## PROBLEM DETAILS:
Repeat all of the material below exactly as written, images excluded.

## MATERIAL:
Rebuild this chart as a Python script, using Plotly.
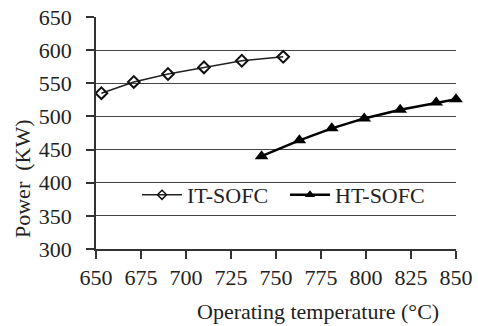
import plotly.graph_objects as go

it_temp = [653, 671, 690, 710, 731, 754]
it_power = [535, 552, 564, 574, 584, 590]
ht_temp = [742, 763, 781, 799, 819, 839, 850]
ht_power = [440, 464, 482, 497, 510, 521, 526]
x_ticks = [650, 675, 700, 725, 750, 775, 800, 825, 850]
y_ticks = [300, 350, 400, 450, 500, 550, 600, 650]

FONT = "Liberation Serif, Times New Roman, serif"

fig = go.Figure()
fig.add_trace(go.Scatter(
    x=it_temp, y=it_power, name="IT-SOFC", mode="lines+markers", showlegend=False,
    line=dict(color="#222222", width=1.5),
    marker=dict(symbol="diamond-open", size=9, color="#111111", line=dict(width=2)),
    cliponaxis=False,
))
fig.add_trace(go.Scatter(
    x=ht_temp, y=ht_power, name="HT-SOFC", mode="lines+markers", showlegend=False,
    line=dict(color="#000000", width=2.5),
    marker=dict(symbol="triangle-up", size=12, color="#000000"),
    cliponaxis=False,
))
# legend entries with the smaller legend markers of the original
fig.add_trace(go.Scatter(
    x=[None], y=[None], name="IT-SOFC", mode="lines+markers",
    line=dict(color="#222222", width=1.5),
    marker=dict(symbol="diamond-open", size=7, color="#111111", line=dict(width=1.5)),
))
fig.add_trace(go.Scatter(
    x=[None], y=[None], name="HT-SOFC", mode="lines+markers",
    line=dict(color="#000000", width=2.5),
    marker=dict(symbol="triangle-up", size=9, color="#000000"),
))

pl, pr, pt, pb = 96, 478 - 22, 17, 326 - 77

def px2paper(px, py):
    return (px - pl) / (pr - pl), (pb - py) / (pb - pt)

ax_, ay_ = px2paper(318, 311)
bx_, by_ = px2paper(22, 179)
lx_, ly_ = px2paper(137, 195)

fig.update_layout(
    width=478, height=326,
    margin=dict(l=pl, r=478 - pr, t=pt, b=326 - pb, autoexpand=False),
    paper_bgcolor="white", plot_bgcolor="white",
    font=dict(family=FONT, size=22, color="#222222"),
    showlegend=True,
    legend=dict(orientation="h", x=lx_, y=ly_, xanchor="left", yanchor="middle",
                bgcolor="rgba(0,0,0,0)", font=dict(size=22), itemwidth=40,
                entrywidth=93, entrywidthmode="pixels", tracegroupgap=0),
    xaxis=dict(range=[650, 850], tickvals=x_ticks, showgrid=False,
               showline=True, linecolor="#333333", linewidth=1.5,
               ticks="outside", ticklen=8, tickcolor="#333333", tickwidth=1.5,
               zeroline=False, ticklabelstandoff=0, automargin=False),
    yaxis=dict(range=[300, 650], tickvals=y_ticks, showgrid=True,
               gridcolor="#444444", gridwidth=1.3,
               showline=True, linecolor="#333333", linewidth=1.5,
               ticks="outside", ticklen=8, tickcolor="#333333", tickwidth=1.5,
               zeroline=False, ticklabelstandoff=10, automargin=False),
    annotations=[
        dict(text="Operating temperature (°C)", x=ax_, y=ay_, xref="paper", yref="paper",
             xanchor="center", yanchor="middle", showarrow=False, font=dict(size=22)),
        dict(text="Power  (KW)", x=bx_, y=by_, xref="paper", yref="paper",
             xanchor="center", yanchor="middle", textangle=-90, showarrow=False,
             font=dict(size=22)),
    ],
)

fig.write_html("out.html", config={"displayModeBar": False},
               post_script="document.body.style.margin='0';")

## EXERCISE RESPONSE:
Rebuild this chart as a Python script, using Plotly.
import plotly.graph_objects as go

it_temp = [653, 671, 690, 710, 731, 754]
it_power = [535, 552, 564, 574, 584, 590]
ht_temp = [742, 763, 781, 799, 819, 839, 850]
ht_power = [440, 464, 482, 497, 510, 521, 526]
x_ticks = [650, 675, 700, 725, 750, 775, 800, 825, 850]
y_ticks = [300, 350, 400, 450, 500, 550, 600, 650]

FONT = "Liberation Serif, Times New Roman, serif"

fig = go.Figure()
fig.add_trace(go.Scatter(
    x=it_temp, y=it_power, name="IT-SOFC", mode="lines+markers", showlegend=False,
    line=dict(color="#222222", width=1.5),
    marker=dict(symbol="diamond-open", size=9, color="#111111", line=dict(width=2)),
    cliponaxis=False,
))
fig.add_trace(go.Scatter(
    x=ht_temp, y=ht_power, name="HT-SOFC", mode="lines+markers", showlegend=False,
    line=dict(color="#000000", width=2.5),
    marker=dict(symbol="triangle-up", size=12, color="#000000"),
    cliponaxis=False,
))
# legend entries with the smaller legend markers of the original
fig.add_trace(go.Scatter(
    x=[None], y=[None], name="IT-SOFC", mode="lines+markers",
    line=dict(color="#222222", width=1.5),
    marker=dict(symbol="diamond-open", size=7, color="#111111", line=dict(width=1.5)),
))
fig.add_trace(go.Scatter(
    x=[None], y=[None], name="HT-SOFC", mode="lines+markers",
    line=dict(color="#000000", width=2.5),
    marker=dict(symbol="triangle-up", size=9, color="#000000"),
))

pl, pr, pt, pb = 96, 478 - 22, 17, 326 - 77

def px2paper(px, py):
    return (px - pl) / (pr - pl), (pb - py) / (pb - pt)

ax_, ay_ = px2paper(318, 311)
bx_, by_ = px2paper(22, 179)
lx_, ly_ = px2paper(137, 195)

fig.update_layout(
    width=478, height=326,
    margin=dict(l=pl, r=478 - pr, t=pt, b=326 - pb, autoexpand=False),
    paper_bgcolor="white", plot_bgcolor="white",
    font=dict(family=FONT, size=22, color="#222222"),
    showlegend=True,
    legend=dict(orientation="h", x=lx_, y=ly_, xanchor="left", yanchor="middle",
                bgcolor="rgba(0,0,0,0)", font=dict(size=22), itemwidth=40,
                entrywidth=93, entrywidthmode="pixels", tracegroupgap=0),
    xaxis=dict(range=[650, 850], tickvals=x_ticks, showgrid=False,
               showline=True, linecolor="#333333", linewidth=1.5,
               ticks="outside", ticklen=8, tickcolor="#333333", tickwidth=1.5,
               zeroline=False, ticklabelstandoff=0, automargin=False),
    yaxis=dict(range=[300, 650], tickvals=y_ticks, showgrid=True,
               gridcolor="#444444", gridwidth=1.3,
               showline=True, linecolor="#333333", linewidth=1.5,
               ticks="outside", ticklen=8, tickcolor="#333333", tickwidth=1.5,
               zeroline=False, ticklabelstandoff=10, automargin=False),
    annotations=[
        dict(text="Operating temperature (°C)", x=ax_, y=ay_, xref="paper", yref="paper",
             xanchor="center", yanchor="middle", showarrow=False, font=dict(size=22)),
        dict(text="Power  (KW)", x=bx_, y=by_, xref="paper", yref="paper",
             xanchor="center", yanchor="middle", textangle=-90, showarrow=False,
             font=dict(size=22)),
    ],
)

fig.write_html("out.html", config={"displayModeBar": False},
               post_script="document.body.style.margin='0';")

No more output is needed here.